Bagikan:

JAKARTA - Lanskap digital saat ini menunjukan ancaman serangan siber yang terus meningkat. Salah satu serangan siber yang marak adalah melalui perangkat lunak atau aplikasi seluler. 

Menurut laporan "Global Abandoned Mobile Apps Report Q4 2023" yang dirilis oleh Pixalate, lebih dari 1 juta aplikasi telah ditinggalkan oleh pengembangnya di kedua Google Play Store dan Apple App Store. 

Artinya, jika pengembang meninggalkan aplikasi mereka tanpa memberikan pembaruan dalam jangka waktu yang panjang, maka data, perangkat, dan keamanan pengguna akan terekspos terhadap ancaman siber.

Nah, untuk tujuan keamanan, pengembang aplikasi harus selangkah lebih maju dengan cara memperbarui aplikasi mereka tepat waktu untuk menghindari resiko peretasan. 

Keterlambatan dalam menerapkan pembaruan-pembaruan tersebut dapat menyebabkan serangan siber, seperti masuknya Bug, Malware, dan entitas siber lainnya. 

“Memeriksa dan memperbaiki celah keamanan sejak tahap awal pengembangan aplikasi digital mulai dari coding, commit, hingga deployment, merupakan salah satu langkah utama dalam meminimalisir adanya temuan celah keamanan di tahap akhir pengembangan (uji penetrasi atau audit),” kata Principal Consultant Development, Security, and Operations (DevSecOps) PT ITSEC Asia Tbk, Muhammad Ray Ramadhan. 

Sedangkan pembaruan aplikasi, Ray menambahkan, bertujuan untuk meningkatkan fungsionalitas, meningkatkan pengalaman pengguna, memperbaiki masalah, memperkenalkan fitur baru, dan mengoptimalkan kinerja.

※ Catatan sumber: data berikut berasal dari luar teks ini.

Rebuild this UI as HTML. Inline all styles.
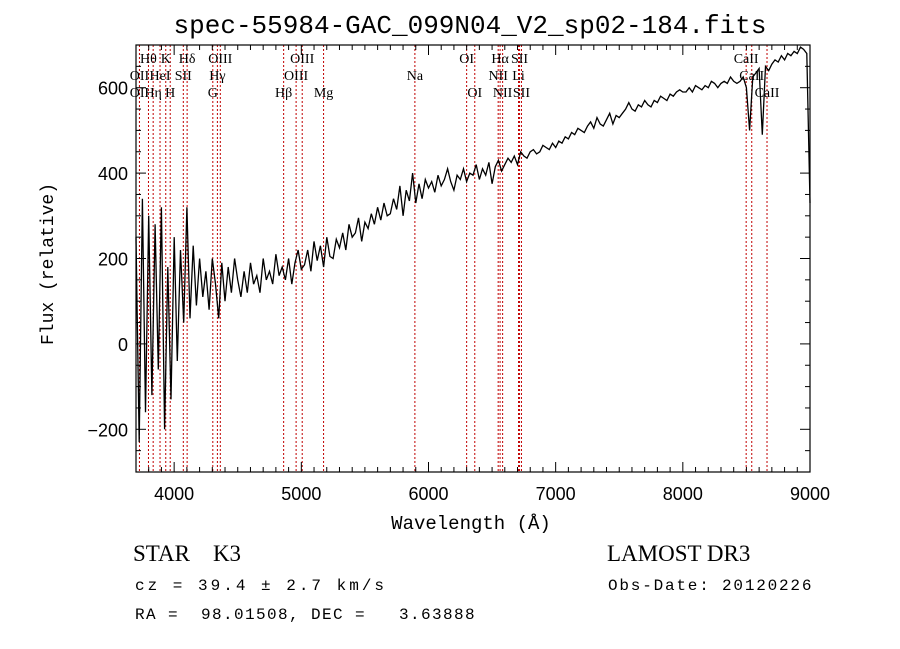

Namun, selain peningkatan kinerja, pembaruan aplikasi secara berkala juga penting untuk memperbaiki kerentanan keamanan dan melindungi dari ancaman siber. 

“Aplikasi yang tidak melakukan pembaruan berkala akan rentan terhadap celah-celah keamanan,” jelasnya lebih lanjut. 

Menurut standar industri, satu sampai dua pembaruan per bulan dianggap sebagai frekuensi yang ideal untuk mempertahankan kinerja dan keamanan aplikasi.